TASK: Type out the data exactly as given. Skip any image.

━━━ GIVEN MATERIAL

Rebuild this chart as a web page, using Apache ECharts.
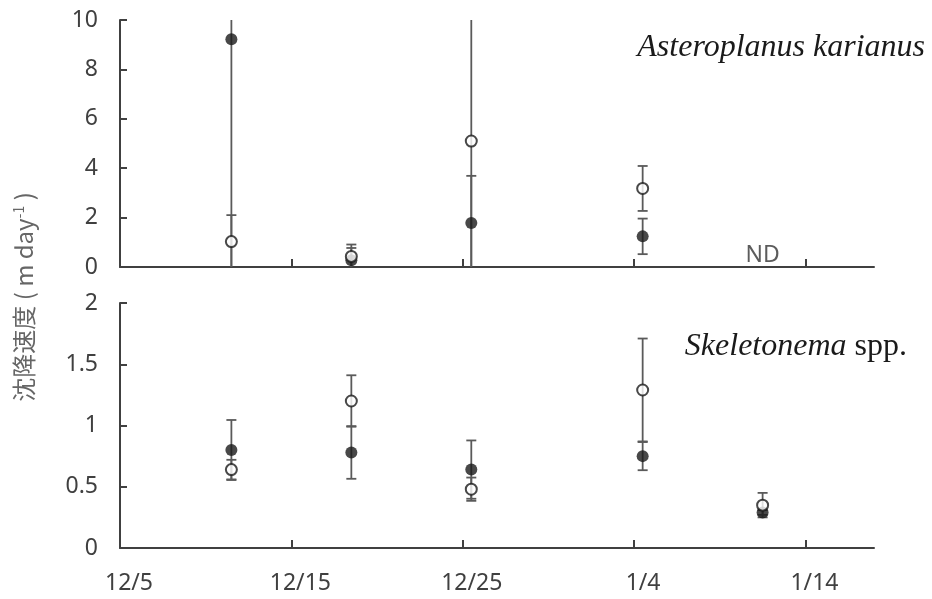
<!DOCTYPE html>
<html lang="ja">
<head>
    <meta charset="UTF-8">
    <title>沈降速度</title>
    <script src="https://cdn.jsdelivr.net/npm/echarts@6/dist/echarts.min.js"></script>
    <style>
        html, body { margin: 0; padding: 0; background: #fff; }
    </style>
</head>
<body>
    <div id="main" style="width:932px;height:599px;"></div>
    <script>
        // x: days after 12/5
        var xTickDays = [0, 10, 20, 30, 40];
        var xTickLabels = ['12/5', '12/15', '12/25', '1/4', '1/14'];
        var sampleDays = [6.5, 13.5, 20.5, 30.5, 37.5];

        // Asteroplanus karianus (上段) ... 5回目は ND
        var asterFilled = [9.22, 0.27, 1.78, 1.24, null];
        var asterFilledSd = [10.5, 0.50, 1.91, 0.72, null];
        var asterOpen = [1.03, 0.43, 5.10, 3.18, null];
        var asterOpenSd = [1.07, 0.48, 6.5, 0.91, null];

        // Skeletonema spp. (下段)
        var skelFilled = [0.80, 0.78, 0.64, 0.75, 0.29];
        var skelFilledSd = [0.245, 0.215, 0.238, 0.115, 0.02];
        var skelOpen = [0.64, 1.20, 0.48, 1.29, 0.35];
        var skelOpenSd = [0.08, 0.21, 0.095, 0.42, 0.10];

        var axisColor = '#404040';
        var labelFont = 'Noto Sans';

        function pts(vals) {
            var out = [];
            vals.forEach(function (v, i) {
                if (v != null) out.push([sampleDays[i], v]);
            });
            return out;
        }

        function bars(vals, sds) {
            var out = [];
            vals.forEach(function (v, i) {
                if (v != null) out.push([sampleDays[i], v - sds[i], v + sds[i]]);
            });
            return out;
        }

        // エラーバー (軸の範囲でクリップ、はみ出したらキャップなし)
        function renderErr(params, api) {
            var cs = params.coordSys;
            var top = cs.y, bottom = cs.y + cs.height;
            var p1 = api.coord([api.value(0), api.value(1)]);
            var p2 = api.coord([api.value(0), api.value(2)]);
            var x = p1[0];
            var yLo = Math.min(p1[1], bottom);
            var yHi = Math.max(p2[1], top);
            var style = { stroke: '#5a5a5a', lineWidth: 1.8 };
            var children = [{
                type: 'line',
                shape: { x1: x, y1: yLo, x2: x, y2: yHi },
                style: style
            }];
            var w = 5;
            if (p1[1] < bottom) {
                children.push({ type: 'line', shape: { x1: x - w, y1: p1[1], x2: x + w, y2: p1[1] }, style: style });
            }
            if (p2[1] > top) {
                children.push({ type: 'line', shape: { x1: x - w, y1: p2[1], x2: x + w, y2: p2[1] }, style: style });
            }
            return { type: 'group', children: children };
        }

        function xAxisOf(idx, showLabel) {
            return {
                type: 'value',
                gridIndex: idx,
                min: 0,
                max: 44,
                interval: 10,
                axisLine: { show: true, onZero: false, lineStyle: { color: axisColor, width: 2 } },
                axisTick: {
                    show: true, inside: true, length: 8,
                    customValues: [10, 20, 30, 40],
                    lineStyle: { color: axisColor, width: 2 }
                },
                splitLine: { show: false },
                axisLabel: {
                    show: showLabel,
                    customValues: xTickDays,
                    formatter: function (v) {
                        var k = xTickDays.indexOf(v);
                        return k >= 0 ? xTickLabels[k] : '';
                    },
                    fontFamily: labelFont,
                    fontSize: 23,
                    color: axisColor,
                    margin: 24,
                    padding: [0, 0, 0, 18]
                }
            };
        }

        function yAxisOf(idx, max, interval) {
            return {
                type: 'value',
                gridIndex: idx,
                min: 0,
                max: max,
                interval: interval,
                axisLine: { show: true, lineStyle: { color: axisColor, width: 2 } },
                axisTick: { show: true, inside: true, length: 7, lineStyle: { color: axisColor, width: 2 } },
                splitLine: { show: false },
                axisLabel: {
                    fontFamily: labelFont,
                    fontSize: 23,
                    color: axisColor,
                    margin: 22
                }
            };
        }

        var filledStyle = { color: '#1a1a1a' };
        var openStyle = { color: '#ffffff', borderColor: '#1a1a1a', borderWidth: 2 };

        var myChart = echarts.init(document.getElementById('main'));
        var option = {
            backgroundColor: '#ffffff',
            animation: false,
            grid: [
                { left: 120, right: 58, top: 20, height: 247 },
                { left: 120, right: 58, top: 303, height: 245 }
            ],
            xAxis: [xAxisOf(0, false), xAxisOf(1, true)],
            yAxis: [yAxisOf(0, 10, 2), yAxisOf(1, 2, 0.5)],
            graphic: [
                {
                    type: 'text',
                    x: 24, y: 297,
                    rotation: Math.PI / 2,
                    style: {
                        text: '{a|沈降速度 ( m day}{s|-1}{a| )}',
                        align: 'center',
                        verticalAlign: 'middle',
                        rich: {
                            a: { fontFamily: 'Noto Sans CJK JP', fontSize: 24, fill: '#666666' },
                            s: { fontFamily: 'Noto Sans CJK JP', fontSize: 14, fill: '#666666', verticalAlign: 'top' }
                        }
                    }
                },
                {
                    type: 'text',
                    x: 925, y: 48,
                    style: {
                        text: 'Asteroplanus karianus',
                        align: 'right',
                        verticalAlign: 'middle',
                        font: 'italic 32px "Liberation Serif"',
                        fill: '#1a1a1a'
                    }
                },
                {
                    type: 'text',
                    x: 907, y: 347,
                    style: {
                        text: '{i|Skeletonema}{r| spp.}',
                        align: 'right',
                        verticalAlign: 'middle',
                        rich: {
                            i: { fontFamily: 'Liberation Serif', fontStyle: 'italic', fontSize: 32, fill: '#1a1a1a' },
                            r: { fontFamily: 'Liberation Serif', fontSize: 32, fill: '#1a1a1a' }
                        }
                    }
                }
            ],
            series: [
                { type: 'custom', xAxisIndex: 0, yAxisIndex: 0, renderItem: renderErr, data: bars(asterFilled, asterFilledSd), z: 1 },
                { type: 'custom', xAxisIndex: 0, yAxisIndex: 0, renderItem: renderErr, data: bars(asterOpen, asterOpenSd), z: 1 },
                { type: 'custom', xAxisIndex: 1, yAxisIndex: 1, renderItem: renderErr, data: bars(skelFilled, skelFilledSd), z: 1 },
                { type: 'custom', xAxisIndex: 1, yAxisIndex: 1, renderItem: renderErr, data: bars(skelOpen, skelOpenSd), z: 1 },
                { type: 'scatter', xAxisIndex: 0, yAxisIndex: 0, symbol: 'circle', symbolSize: 12, itemStyle: filledStyle, data: pts(asterFilled), z: 3 },
                { type: 'scatter', xAxisIndex: 0, yAxisIndex: 0, symbol: 'circle', symbolSize: 11, itemStyle: openStyle, data: pts(asterOpen), z: 4 },
                { type: 'scatter', xAxisIndex: 1, yAxisIndex: 1, symbol: 'circle', symbolSize: 12, itemStyle: filledStyle, data: pts(skelFilled), z: 3 },
                { type: 'scatter', xAxisIndex: 1, yAxisIndex: 1, symbol: 'circle', symbolSize: 11, itemStyle: openStyle, data: pts(skelOpen), z: 4 },
                {
                    // ND (データなし)
                    type: 'scatter', xAxisIndex: 0, yAxisIndex: 0,
                    symbolSize: 1,
                    itemStyle: { color: 'rgba(0,0,0,0)' },
                    data: [[sampleDays[4], 0]],
                    label: {
                        show: true,
                        formatter: 'ND',
                        position: 'top',
                        distance: 0,
                        fontFamily: labelFont,
                        fontSize: 23,
                        color: '#333333'
                    },
                    z: 5
                }
            ]
        };
        myChart.setOption(option);
    </script>
</body>
</html>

━━━━━━

TASK SOLUTION:
Rebuild this chart as a web page, using Apache ECharts.
<!DOCTYPE html>
<html lang="ja">
<head>
    <meta charset="UTF-8">
    <title>沈降速度</title>
    <script src="https://cdn.jsdelivr.net/npm/echarts@6/dist/echarts.min.js"></script>
    <style>
        html, body { margin: 0; padding: 0; background: #fff; }
    </style>
</head>
<body>
    <div id="main" style="width:932px;height:599px;"></div>
    <script>
        // x: days after 12/5
        var xTickDays = [0, 10, 20, 30, 40];
        var xTickLabels = ['12/5', '12/15', '12/25', '1/4', '1/14'];
        var sampleDays = [6.5, 13.5, 20.5, 30.5, 37.5];

        // Asteroplanus karianus (上段) ... 5回目は ND
        var asterFilled = [9.22, 0.27, 1.78, 1.24, null];
        var asterFilledSd = [10.5, 0.50, 1.91, 0.72, null];
        var asterOpen = [1.03, 0.43, 5.10, 3.18, null];
        var asterOpenSd = [1.07, 0.48, 6.5, 0.91, null];

        // Skeletonema spp. (下段)
        var skelFilled = [0.80, 0.78, 0.64, 0.75, 0.29];
        var skelFilledSd = [0.245, 0.215, 0.238, 0.115, 0.02];
        var skelOpen = [0.64, 1.20, 0.48, 1.29, 0.35];
        var skelOpenSd = [0.08, 0.21, 0.095, 0.42, 0.10];

        var axisColor = '#404040';
        var labelFont = 'Noto Sans';

        function pts(vals) {
            var out = [];
            vals.forEach(function (v, i) {
                if (v != null) out.push([sampleDays[i], v]);
            });
            return out;
        }

        function bars(vals, sds) {
            var out = [];
            vals.forEach(function (v, i) {
                if (v != null) out.push([sampleDays[i], v - sds[i], v + sds[i]]);
            });
            return out;
        }

        // エラーバー (軸の範囲でクリップ、はみ出したらキャップなし)
        function renderErr(params, api) {
            var cs = params.coordSys;
            var top = cs.y, bottom = cs.y + cs.height;
            var p1 = api.coord([api.value(0), api.value(1)]);
            var p2 = api.coord([api.value(0), api.value(2)]);
            var x = p1[0];
            var yLo = Math.min(p1[1], bottom);
            var yHi = Math.max(p2[1], top);
            var style = { stroke: '#5a5a5a', lineWidth: 1.8 };
            var children = [{
                type: 'line',
                shape: { x1: x, y1: yLo, x2: x, y2: yHi },
                style: style
            }];
            var w = 5;
            if (p1[1] < bottom) {
                children.push({ type: 'line', shape: { x1: x - w, y1: p1[1], x2: x + w, y2: p1[1] }, style: style });
            }
            if (p2[1] > top) {
                children.push({ type: 'line', shape: { x1: x - w, y1: p2[1], x2: x + w, y2: p2[1] }, style: style });
            }
            return { type: 'group', children: children };
        }

        function xAxisOf(idx, showLabel) {
            return {
                type: 'value',
                gridIndex: idx,
                min: 0,
                max: 44,
                interval: 10,
                axisLine: { show: true, onZero: false, lineStyle: { color: axisColor, width: 2 } },
                axisTick: {
                    show: true, inside: true, length: 8,
                    customValues: [10, 20, 30, 40],
                    lineStyle: { color: axisColor, width: 2 }
                },
                splitLine: { show: false },
                axisLabel: {
                    show: showLabel,
                    customValues: xTickDays,
                    formatter: function (v) {
                        var k = xTickDays.indexOf(v);
                        return k >= 0 ? xTickLabels[k] : '';
                    },
                    fontFamily: labelFont,
                    fontSize: 23,
                    color: axisColor,
                    margin: 24,
                    padding: [0, 0, 0, 18]
                }
            };
        }

        function yAxisOf(idx, max, interval) {
            return {
                type: 'value',
                gridIndex: idx,
                min: 0,
                max: max,
                interval: interval,
                axisLine: { show: true, lineStyle: { color: axisColor, width: 2 } },
                axisTick: { show: true, inside: true, length: 7, lineStyle: { color: axisColor, width: 2 } },
                splitLine: { show: false },
                axisLabel: {
                    fontFamily: labelFont,
                    fontSize: 23,
                    color: axisColor,
                    margin: 22
                }
            };
        }

        var filledStyle = { color: '#1a1a1a' };
        var openStyle = { color: '#ffffff', borderColor: '#1a1a1a', borderWidth: 2 };

        var myChart = echarts.init(document.getElementById('main'));
        var option = {
            backgroundColor: '#ffffff',
            animation: false,
            grid: [
                { left: 120, right: 58, top: 20, height: 247 },
                { left: 120, right: 58, top: 303, height: 245 }
            ],
            xAxis: [xAxisOf(0, false), xAxisOf(1, true)],
            yAxis: [yAxisOf(0, 10, 2), yAxisOf(1, 2, 0.5)],
            graphic: [
                {
                    type: 'text',
                    x: 24, y: 297,
                    rotation: Math.PI / 2,
                    style: {
                        text: '{a|沈降速度 ( m day}{s|-1}{a| )}',
                        align: 'center',
                        verticalAlign: 'middle',
                        rich: {
                            a: { fontFamily: 'Noto Sans CJK JP', fontSize: 24, fill: '#666666' },
                            s: { fontFamily: 'Noto Sans CJK JP', fontSize: 14, fill: '#666666', verticalAlign: 'top' }
                        }
                    }
                },
                {
                    type: 'text',
                    x: 925, y: 48,
                    style: {
                        text: 'Asteroplanus karianus',
                        align: 'right',
                        verticalAlign: 'middle',
                        font: 'italic 32px "Liberation Serif"',
                        fill: '#1a1a1a'
                    }
                },
                {
                    type: 'text',
                    x: 907, y: 347,
                    style: {
                        text: '{i|Skeletonema}{r| spp.}',
                        align: 'right',
                        verticalAlign: 'middle',
                        rich: {
                            i: { fontFamily: 'Liberation Serif', fontStyle: 'italic', fontSize: 32, fill: '#1a1a1a' },
                            r: { fontFamily: 'Liberation Serif', fontSize: 32, fill: '#1a1a1a' }
                        }
                    }
                }
            ],
            series: [
                { type: 'custom', xAxisIndex: 0, yAxisIndex: 0, renderItem: renderErr, data: bars(asterFilled, asterFilledSd), z: 1 },
                { type: 'custom', xAxisIndex: 0, yAxisIndex: 0, renderItem: renderErr, data: bars(asterOpen, asterOpenSd), z: 1 },
                { type: 'custom', xAxisIndex: 1, yAxisIndex: 1, renderItem: renderErr, data: bars(skelFilled, skelFilledSd), z: 1 },
                { type: 'custom', xAxisIndex: 1, yAxisIndex: 1, renderItem: renderErr, data: bars(skelOpen, skelOpenSd), z: 1 },
                { type: 'scatter', xAxisIndex: 0, yAxisIndex: 0, symbol: 'circle', symbolSize: 12, itemStyle: filledStyle, data: pts(asterFilled), z: 3 },
                { type: 'scatter', xAxisIndex: 0, yAxisIndex: 0, symbol: 'circle', symbolSize: 11, itemStyle: openStyle, data: pts(asterOpen), z: 4 },
                { type: 'scatter', xAxisIndex: 1, yAxisIndex: 1, symbol: 'circle', symbolSize: 12, itemStyle: filledStyle, data: pts(skelFilled), z: 3 },
                { type: 'scatter', xAxisIndex: 1, yAxisIndex: 1, symbol: 'circle', symbolSize: 11, itemStyle: openStyle, data: pts(skelOpen), z: 4 },
                {
                    // ND (データなし)
                    type: 'scatter', xAxisIndex: 0, yAxisIndex: 0,
                    symbolSize: 1,
                    itemStyle: { color: 'rgba(0,0,0,0)' },
                    data: [[sampleDays[4], 0]],
                    label: {
                        show: true,
                        formatter: 'ND',
                        position: 'top',
                        distance: 0,
                        fontFamily: labelFont,
                        fontSize: 23,
                        color: '#333333'
                    },
                    z: 5
                }
            ]
        };
        myChart.setOption(option);
    </script>
</body>
</html>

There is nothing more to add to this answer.